Shihui Yin; Jae Sun Seo; Yulhwa Kim; Xu Han; Hugh Barnaby; Shimeng Yu; Yandong Luo; Wangxin He; Xiaoyu Sun; Jae Joon Kim

doi:10.1109/MM.2019.2943047

Monolithically Integrated RRAM- And CMOS-Based In-Memory Computing Optimizations for Efficient Deep Learning

Shihui Yin, Jae Sun Seo, Yulhwa Kim, Xu Han, Hugh Barnaby, Shimeng Yu, Yandong Luo, Wangxin He, Xiaoyu Sun, Jae Joon Kim

Research output: Contribution to journal › Article › peer-review

56 Scopus citations

Abstract

Resistive RAM (RRAM) has been presented as a promising memory technology toward deep neural network (DNN) hardware design, with nonvolatility, high density, high ON/OFF ratio, and compatibility with logic process. However, prior RRAM works for DNNs have shown limitations on parallelism for in-memory computing, array efficiency with large peripheral circuits, multilevel analog operation, and demonstration of monolithic integration. In this article, we propose circuit-/device-level optimizations to improve the energy and density of RRAM-based in-memory computing architectures. We report experimental results based on prototype chip design of 128 × 64 RRAM arrays and CMOS peripheral circuits, where RRAM devices are monolithically integrated in a commercial 90-nm CMOS technology.
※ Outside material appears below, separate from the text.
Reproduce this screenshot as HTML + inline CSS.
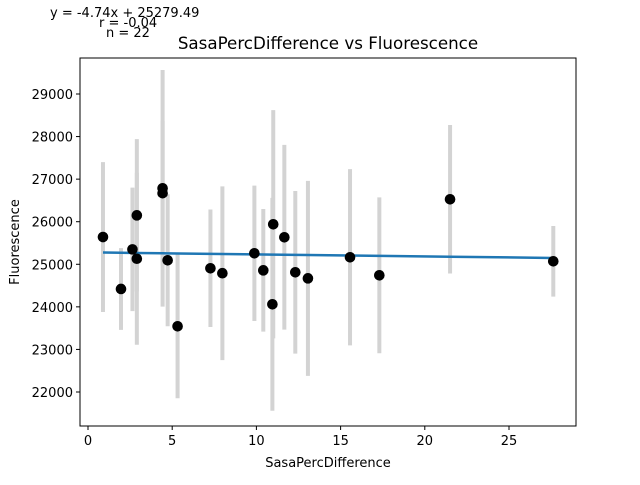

We demonstrate the CMOS peripheral circuit optimization using input-splitting scheme and investigate the implication of higher low resistance state on energy efficiency and robustness. Employing the proposed techniques, we demonstrate RRAM-based in-memory computing with up to 116.0 TOPS/W energy efficiency and 84.2% CIFAR-10 accuracy. Furthermore, we investigate four-level programming with single RRAM device, and report the system-level performance and DNN accuracy results using circuit-level benchmark simulator NeuroSim.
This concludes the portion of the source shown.